By Tereza Jeremiah Chuei
The Bank of South Sudan Governor Jonny Ohisa Damian met with the Auctioning Supervisory Committee (ASC) and solidly decided to reduce the weekly auction amount to USD 6 million for commercial banks and USD 4 million to forex Bureau down from USD 12 million and 8 million Dollars per week respectively.
According to the Central Bank governor the auction amount reduction was based on the analysis from the auction supervisory committee and trend of the foreign exchange market development.
He said the analysis indicates that the markets is liquid and doesn’t need additional dollars.
It was also noted that the sharp currency depreciation has been reversed and South Sudan Pound appreciated by 9.4 per cent on average from 695.5/$ on August 4th 2022, to 635.0/$ On September 28th, 2022.
In a Statement seen by No.1 Citizen Daily Newspaper, the governor stated that inflation is moderating and growth is broad, adding that “money slowed down and have been controlled.”
“With respect to other key macroeconomic indicators, the monthly consumer price index (CPI) has declined by 1.45 percent in the month of august 2022 compared to the growth of 4.97 percent, while the annual inflation has declined in the month of august compared to July annual increment, (according to the South Sudan national Bureau of Statistics latest release)” part of the statement read.
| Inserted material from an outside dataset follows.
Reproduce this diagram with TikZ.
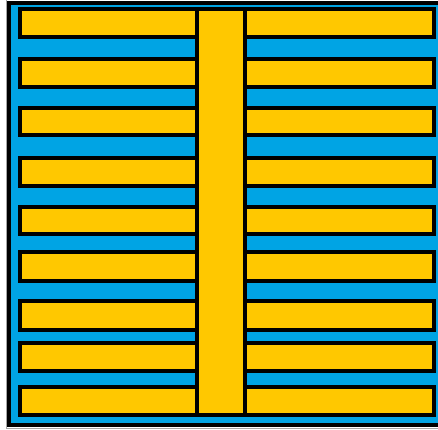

However, the BOSS added that the growth in broad money has decreased by 4.7 percent in the month of august 2022 on monthly basis compared to the growth rate of 56.59 per cent in July 2022.
“The Bank of South Sudan is keenly monitoring the development and will continue to revise the amount of forex auction guided by market forces to meet the foreign exchange demand by the business fraternity,” it noted.
The bank further stated that it will pursue contractionary monetary policy, while considering other monetary policy instruments at its disposable, as well as maintaining its presence in the foreign exchange market and continue to intervene occasionally to smoothened high exchange rate volatility.